[Start GIVEN INFORMATION]

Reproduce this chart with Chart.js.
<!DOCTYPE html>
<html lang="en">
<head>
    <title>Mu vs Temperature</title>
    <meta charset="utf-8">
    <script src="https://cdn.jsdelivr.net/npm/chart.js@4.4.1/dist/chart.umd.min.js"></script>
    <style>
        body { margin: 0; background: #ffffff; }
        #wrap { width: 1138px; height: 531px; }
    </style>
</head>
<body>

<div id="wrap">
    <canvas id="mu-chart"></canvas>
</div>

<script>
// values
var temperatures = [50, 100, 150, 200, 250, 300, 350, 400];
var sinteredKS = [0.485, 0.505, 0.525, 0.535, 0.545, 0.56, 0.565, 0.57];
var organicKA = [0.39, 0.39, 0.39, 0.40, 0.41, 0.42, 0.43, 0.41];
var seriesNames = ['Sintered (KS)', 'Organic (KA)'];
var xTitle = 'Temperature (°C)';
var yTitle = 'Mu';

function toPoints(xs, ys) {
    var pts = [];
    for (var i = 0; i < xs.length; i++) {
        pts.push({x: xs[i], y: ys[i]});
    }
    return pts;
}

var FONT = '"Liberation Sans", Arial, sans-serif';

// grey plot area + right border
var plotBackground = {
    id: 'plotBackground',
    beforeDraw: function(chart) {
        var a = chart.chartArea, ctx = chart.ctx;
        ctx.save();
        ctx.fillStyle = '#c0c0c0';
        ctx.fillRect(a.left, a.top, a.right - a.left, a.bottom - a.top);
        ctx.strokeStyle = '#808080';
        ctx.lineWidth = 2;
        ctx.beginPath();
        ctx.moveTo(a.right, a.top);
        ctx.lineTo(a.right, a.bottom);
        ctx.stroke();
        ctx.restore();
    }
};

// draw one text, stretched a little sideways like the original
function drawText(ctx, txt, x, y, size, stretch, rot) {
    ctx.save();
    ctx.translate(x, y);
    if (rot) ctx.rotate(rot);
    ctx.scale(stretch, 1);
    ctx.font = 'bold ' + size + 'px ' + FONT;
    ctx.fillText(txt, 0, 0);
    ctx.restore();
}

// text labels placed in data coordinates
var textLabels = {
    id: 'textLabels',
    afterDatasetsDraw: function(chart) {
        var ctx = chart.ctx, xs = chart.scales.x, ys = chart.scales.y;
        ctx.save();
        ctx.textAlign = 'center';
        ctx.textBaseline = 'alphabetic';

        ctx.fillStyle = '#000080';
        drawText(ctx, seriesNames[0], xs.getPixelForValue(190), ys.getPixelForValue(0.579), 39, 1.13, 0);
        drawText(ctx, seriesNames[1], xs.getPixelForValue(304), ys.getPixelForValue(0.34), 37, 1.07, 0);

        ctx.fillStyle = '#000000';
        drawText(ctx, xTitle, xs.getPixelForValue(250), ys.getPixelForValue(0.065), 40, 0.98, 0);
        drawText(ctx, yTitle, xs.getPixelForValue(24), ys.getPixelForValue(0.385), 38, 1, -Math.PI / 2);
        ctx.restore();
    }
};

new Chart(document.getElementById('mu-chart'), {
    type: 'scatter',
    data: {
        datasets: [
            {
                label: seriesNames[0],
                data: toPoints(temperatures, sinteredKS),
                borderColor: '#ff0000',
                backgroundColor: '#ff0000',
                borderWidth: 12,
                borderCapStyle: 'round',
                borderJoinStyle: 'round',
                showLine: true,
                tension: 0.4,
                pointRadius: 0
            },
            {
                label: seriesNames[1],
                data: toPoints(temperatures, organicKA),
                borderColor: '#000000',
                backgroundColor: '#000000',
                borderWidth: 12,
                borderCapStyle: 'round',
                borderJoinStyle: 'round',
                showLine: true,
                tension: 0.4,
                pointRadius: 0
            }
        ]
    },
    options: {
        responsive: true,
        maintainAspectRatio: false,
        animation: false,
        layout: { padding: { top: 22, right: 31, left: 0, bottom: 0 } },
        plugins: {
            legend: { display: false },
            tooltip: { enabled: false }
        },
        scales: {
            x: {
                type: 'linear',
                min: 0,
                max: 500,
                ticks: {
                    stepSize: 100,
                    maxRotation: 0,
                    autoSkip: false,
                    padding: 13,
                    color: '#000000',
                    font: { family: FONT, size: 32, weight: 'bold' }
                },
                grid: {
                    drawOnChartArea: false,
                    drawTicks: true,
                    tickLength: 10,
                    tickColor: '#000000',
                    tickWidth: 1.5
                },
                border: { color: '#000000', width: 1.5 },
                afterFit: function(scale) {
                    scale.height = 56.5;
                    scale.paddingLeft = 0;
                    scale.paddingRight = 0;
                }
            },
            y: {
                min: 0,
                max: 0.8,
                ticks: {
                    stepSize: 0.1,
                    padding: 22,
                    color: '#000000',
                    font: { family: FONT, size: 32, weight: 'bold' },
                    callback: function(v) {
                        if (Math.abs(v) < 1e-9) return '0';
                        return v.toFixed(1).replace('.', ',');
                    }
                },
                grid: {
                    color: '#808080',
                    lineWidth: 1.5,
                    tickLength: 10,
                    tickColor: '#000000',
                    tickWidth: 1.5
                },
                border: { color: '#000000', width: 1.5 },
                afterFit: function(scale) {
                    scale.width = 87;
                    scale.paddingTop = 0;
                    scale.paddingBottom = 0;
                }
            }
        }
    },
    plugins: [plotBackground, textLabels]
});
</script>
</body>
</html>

[End GIVEN INFORMATION]

_TASK GOAL_
Repeat exactly, please, each line from the beginning of the data through the line with "ctx.textBaseline = 'alphabetic';" in it, and only those lines.

_ANSWER_
Reproduce this chart with Chart.js.
<!DOCTYPE html>
<html lang="en">
<head>
    <title>Mu vs Temperature</title>
    <meta charset="utf-8">
    <script src="https://cdn.jsdelivr.net/npm/chart.js@4.4.1/dist/chart.umd.min.js"></script>
    <style>
        body { margin: 0; background: #ffffff; }
        #wrap { width: 1138px; height: 531px; }
    </style>
</head>
<body>

<div id="wrap">
    <canvas id="mu-chart"></canvas>
</div>

<script>
// values
var temperatures = [50, 100, 150, 200, 250, 300, 350, 400];
var sinteredKS = [0.485, 0.505, 0.525, 0.535, 0.545, 0.56, 0.565, 0.57];
var organicKA = [0.39, 0.39, 0.39, 0.40, 0.41, 0.42, 0.43, 0.41];
var seriesNames = ['Sintered (KS)', 'Organic (KA)'];
var xTitle = 'Temperature (°C)';
var yTitle = 'Mu';

function toPoints(xs, ys) {
    var pts = [];
    for (var i = 0; i < xs.length; i++) {
        pts.push({x: xs[i], y: ys[i]});
    }
    return pts;
}

var FONT = '"Liberation Sans", Arial, sans-serif';

// grey plot area + right border
var plotBackground = {
    id: 'plotBackground',
    beforeDraw: function(chart) {
        var a = chart.chartArea, ctx = chart.ctx;
        ctx.save();
        ctx.fillStyle = '#c0c0c0';
        ctx.fillRect(a.left, a.top, a.right - a.left, a.bottom - a.top);
        ctx.strokeStyle = '#808080';
        ctx.lineWidth = 2;
        ctx.beginPath();
        ctx.moveTo(a.right, a.top);
        ctx.lineTo(a.right, a.bottom);
        ctx.stroke();
        ctx.restore();
    }
};

// draw one text, stretched a little sideways like the original
function drawText(ctx, txt, x, y, size, stretch, rot) {
    ctx.save();
    ctx.translate(x, y);
    if (rot) ctx.rotate(rot);
    ctx.scale(stretch, 1);
    ctx.font = 'bold ' + size + 'px ' + FONT;
    ctx.fillText(txt, 0, 0);
    ctx.restore();
}

// text labels placed in data coordinates
var textLabels = {
    id: 'textLabels',
    afterDatasetsDraw: function(chart) {
        var ctx = chart.ctx, xs = chart.scales.x, ys = chart.scales.y;
        ctx.save();
        ctx.textAlign = 'center';
        ctx.textBaseline = 'alphabetic';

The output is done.